>> BEGIN

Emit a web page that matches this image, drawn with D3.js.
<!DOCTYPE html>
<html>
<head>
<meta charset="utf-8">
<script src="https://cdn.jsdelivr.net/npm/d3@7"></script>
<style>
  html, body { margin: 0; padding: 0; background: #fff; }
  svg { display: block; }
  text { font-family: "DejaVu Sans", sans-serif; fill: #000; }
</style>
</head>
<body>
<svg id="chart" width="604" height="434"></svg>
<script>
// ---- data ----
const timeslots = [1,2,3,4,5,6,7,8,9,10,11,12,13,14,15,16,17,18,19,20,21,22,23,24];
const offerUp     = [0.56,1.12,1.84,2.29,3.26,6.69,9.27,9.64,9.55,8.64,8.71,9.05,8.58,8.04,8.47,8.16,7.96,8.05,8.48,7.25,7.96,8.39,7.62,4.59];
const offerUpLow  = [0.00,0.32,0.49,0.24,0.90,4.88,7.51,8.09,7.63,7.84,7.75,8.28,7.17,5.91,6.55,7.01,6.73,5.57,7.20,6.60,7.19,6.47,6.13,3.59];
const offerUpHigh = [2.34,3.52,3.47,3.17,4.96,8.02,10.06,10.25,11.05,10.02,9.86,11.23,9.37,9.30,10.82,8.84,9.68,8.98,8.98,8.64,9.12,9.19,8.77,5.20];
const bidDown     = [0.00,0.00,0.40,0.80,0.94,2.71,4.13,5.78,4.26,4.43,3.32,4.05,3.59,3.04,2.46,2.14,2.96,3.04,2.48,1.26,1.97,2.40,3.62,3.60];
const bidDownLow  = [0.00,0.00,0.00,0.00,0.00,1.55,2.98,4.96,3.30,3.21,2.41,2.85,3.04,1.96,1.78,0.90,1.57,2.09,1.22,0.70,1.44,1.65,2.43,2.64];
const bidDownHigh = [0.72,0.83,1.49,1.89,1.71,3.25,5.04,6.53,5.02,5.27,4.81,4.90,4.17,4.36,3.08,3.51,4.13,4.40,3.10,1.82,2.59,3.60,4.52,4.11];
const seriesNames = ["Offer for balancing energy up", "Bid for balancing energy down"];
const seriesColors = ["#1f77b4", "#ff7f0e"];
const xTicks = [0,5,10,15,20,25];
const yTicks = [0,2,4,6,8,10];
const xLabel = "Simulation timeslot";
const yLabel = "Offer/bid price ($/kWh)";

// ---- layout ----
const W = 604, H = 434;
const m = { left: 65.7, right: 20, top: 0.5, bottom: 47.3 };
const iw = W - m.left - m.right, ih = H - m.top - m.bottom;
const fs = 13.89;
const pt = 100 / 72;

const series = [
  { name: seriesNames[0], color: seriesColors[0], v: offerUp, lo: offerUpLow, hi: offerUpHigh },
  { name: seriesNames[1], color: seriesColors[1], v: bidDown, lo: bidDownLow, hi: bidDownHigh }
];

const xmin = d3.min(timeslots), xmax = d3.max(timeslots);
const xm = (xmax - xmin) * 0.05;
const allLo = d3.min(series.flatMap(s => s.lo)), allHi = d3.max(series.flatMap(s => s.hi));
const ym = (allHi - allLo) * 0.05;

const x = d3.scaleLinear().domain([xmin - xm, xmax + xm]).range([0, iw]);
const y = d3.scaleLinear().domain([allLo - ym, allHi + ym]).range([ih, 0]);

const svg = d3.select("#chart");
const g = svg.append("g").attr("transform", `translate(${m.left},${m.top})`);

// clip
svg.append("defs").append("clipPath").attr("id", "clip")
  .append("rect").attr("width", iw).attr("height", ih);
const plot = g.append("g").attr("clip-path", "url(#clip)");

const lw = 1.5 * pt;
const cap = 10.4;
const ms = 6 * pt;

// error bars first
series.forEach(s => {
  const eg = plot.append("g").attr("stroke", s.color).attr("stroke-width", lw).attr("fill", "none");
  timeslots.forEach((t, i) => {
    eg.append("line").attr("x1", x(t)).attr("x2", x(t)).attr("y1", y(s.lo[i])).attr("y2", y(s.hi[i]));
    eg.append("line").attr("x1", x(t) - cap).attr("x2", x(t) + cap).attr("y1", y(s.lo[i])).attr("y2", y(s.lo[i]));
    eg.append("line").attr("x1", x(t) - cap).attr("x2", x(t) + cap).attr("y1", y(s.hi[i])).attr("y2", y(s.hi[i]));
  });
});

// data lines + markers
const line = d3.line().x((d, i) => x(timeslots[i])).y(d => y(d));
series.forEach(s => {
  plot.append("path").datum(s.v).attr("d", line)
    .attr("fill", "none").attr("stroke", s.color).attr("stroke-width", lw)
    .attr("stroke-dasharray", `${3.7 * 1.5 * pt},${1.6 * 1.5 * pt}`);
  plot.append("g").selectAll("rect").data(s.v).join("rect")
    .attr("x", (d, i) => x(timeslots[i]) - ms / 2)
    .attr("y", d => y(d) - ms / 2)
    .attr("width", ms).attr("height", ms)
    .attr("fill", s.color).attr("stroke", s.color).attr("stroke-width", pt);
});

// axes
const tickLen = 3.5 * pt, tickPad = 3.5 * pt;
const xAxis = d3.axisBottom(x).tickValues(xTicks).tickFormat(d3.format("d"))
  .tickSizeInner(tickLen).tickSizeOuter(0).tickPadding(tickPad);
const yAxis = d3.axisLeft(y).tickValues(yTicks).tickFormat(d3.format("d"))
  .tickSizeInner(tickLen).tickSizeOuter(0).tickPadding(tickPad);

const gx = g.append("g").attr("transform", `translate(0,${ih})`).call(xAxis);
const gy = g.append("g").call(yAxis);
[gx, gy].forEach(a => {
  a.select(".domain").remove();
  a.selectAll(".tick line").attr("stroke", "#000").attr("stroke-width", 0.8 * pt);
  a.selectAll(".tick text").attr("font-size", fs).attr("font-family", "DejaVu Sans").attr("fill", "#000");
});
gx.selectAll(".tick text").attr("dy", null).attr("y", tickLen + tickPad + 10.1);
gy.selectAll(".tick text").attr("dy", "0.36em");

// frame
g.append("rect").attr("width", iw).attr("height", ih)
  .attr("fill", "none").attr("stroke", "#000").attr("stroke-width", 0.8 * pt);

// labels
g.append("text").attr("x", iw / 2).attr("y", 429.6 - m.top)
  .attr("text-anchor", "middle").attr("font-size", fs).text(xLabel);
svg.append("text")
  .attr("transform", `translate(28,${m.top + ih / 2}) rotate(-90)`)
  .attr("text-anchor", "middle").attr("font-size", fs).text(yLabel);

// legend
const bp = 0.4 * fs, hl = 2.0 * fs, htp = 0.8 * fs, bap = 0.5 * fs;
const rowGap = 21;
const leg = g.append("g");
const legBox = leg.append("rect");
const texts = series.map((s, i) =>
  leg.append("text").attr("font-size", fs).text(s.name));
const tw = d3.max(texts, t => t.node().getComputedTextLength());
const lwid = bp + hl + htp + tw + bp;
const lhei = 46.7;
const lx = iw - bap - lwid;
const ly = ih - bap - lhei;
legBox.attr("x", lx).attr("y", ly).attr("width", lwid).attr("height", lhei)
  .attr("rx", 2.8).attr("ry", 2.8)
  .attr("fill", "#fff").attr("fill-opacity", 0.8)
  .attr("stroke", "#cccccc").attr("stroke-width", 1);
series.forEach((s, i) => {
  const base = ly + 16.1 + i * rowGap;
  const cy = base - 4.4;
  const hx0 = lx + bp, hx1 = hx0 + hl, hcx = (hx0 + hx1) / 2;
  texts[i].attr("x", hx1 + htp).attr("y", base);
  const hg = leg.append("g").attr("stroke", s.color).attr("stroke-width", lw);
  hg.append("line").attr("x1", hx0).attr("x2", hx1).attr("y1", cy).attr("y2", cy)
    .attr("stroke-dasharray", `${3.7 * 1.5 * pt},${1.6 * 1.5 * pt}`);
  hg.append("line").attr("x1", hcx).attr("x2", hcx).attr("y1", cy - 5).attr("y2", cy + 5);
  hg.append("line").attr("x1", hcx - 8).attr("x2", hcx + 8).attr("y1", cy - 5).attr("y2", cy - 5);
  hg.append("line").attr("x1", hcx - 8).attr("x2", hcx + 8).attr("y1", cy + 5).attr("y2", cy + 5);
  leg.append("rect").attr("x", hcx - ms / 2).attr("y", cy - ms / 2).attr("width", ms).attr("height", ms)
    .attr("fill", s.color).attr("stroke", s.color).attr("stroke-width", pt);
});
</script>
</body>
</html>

>> END

Given request
Repeat the material word for word from its opening line up to and including the line containing "const pt = 100 / 72;".

Answer to this task
Emit a web page that matches this image, drawn with D3.js.
<!DOCTYPE html>
<html>
<head>
<meta charset="utf-8">
<script src="https://cdn.jsdelivr.net/npm/d3@7"></script>
<style>
  html, body { margin: 0; padding: 0; background: #fff; }
  svg { display: block; }
  text { font-family: "DejaVu Sans", sans-serif; fill: #000; }
</style>
</head>
<body>
<svg id="chart" width="604" height="434"></svg>
<script>
// ---- data ----
const timeslots = [1,2,3,4,5,6,7,8,9,10,11,12,13,14,15,16,17,18,19,20,21,22,23,24];
const offerUp     = [0.56,1.12,1.84,2.29,3.26,6.69,9.27,9.64,9.55,8.64,8.71,9.05,8.58,8.04,8.47,8.16,7.96,8.05,8.48,7.25,7.96,8.39,7.62,4.59];
const offerUpLow  = [0.00,0.32,0.49,0.24,0.90,4.88,7.51,8.09,7.63,7.84,7.75,8.28,7.17,5.91,6.55,7.01,6.73,5.57,7.20,6.60,7.19,6.47,6.13,3.59];
const offerUpHigh = [2.34,3.52,3.47,3.17,4.96,8.02,10.06,10.25,11.05,10.02,9.86,11.23,9.37,9.30,10.82,8.84,9.68,8.98,8.98,8.64,9.12,9.19,8.77,5.20];
const bidDown     = [0.00,0.00,0.40,0.80,0.94,2.71,4.13,5.78,4.26,4.43,3.32,4.05,3.59,3.04,2.46,2.14,2.96,3.04,2.48,1.26,1.97,2.40,3.62,3.60];
const bidDownLow  = [0.00,0.00,0.00,0.00,0.00,1.55,2.98,4.96,3.30,3.21,2.41,2.85,3.04,1.96,1.78,0.90,1.57,2.09,1.22,0.70,1.44,1.65,2.43,2.64];
const bidDownHigh = [0.72,0.83,1.49,1.89,1.71,3.25,5.04,6.53,5.02,5.27,4.81,4.90,4.17,4.36,3.08,3.51,4.13,4.40,3.10,1.82,2.59,3.60,4.52,4.11];
const seriesNames = ["Offer for balancing energy up", "Bid for balancing energy down"];
const seriesColors = ["#1f77b4", "#ff7f0e"];
const xTicks = [0,5,10,15,20,25];
const yTicks = [0,2,4,6,8,10];
const xLabel = "Simulation timeslot";
const yLabel = "Offer/bid price ($/kWh)";

// ---- layout ----
const W = 604, H = 434;
const m = { left: 65.7, right: 20, top: 0.5, bottom: 47.3 };
const iw = W - m.left - m.right, ih = H - m.top - m.bottom;
const fs = 13.89;
const pt = 100 / 72;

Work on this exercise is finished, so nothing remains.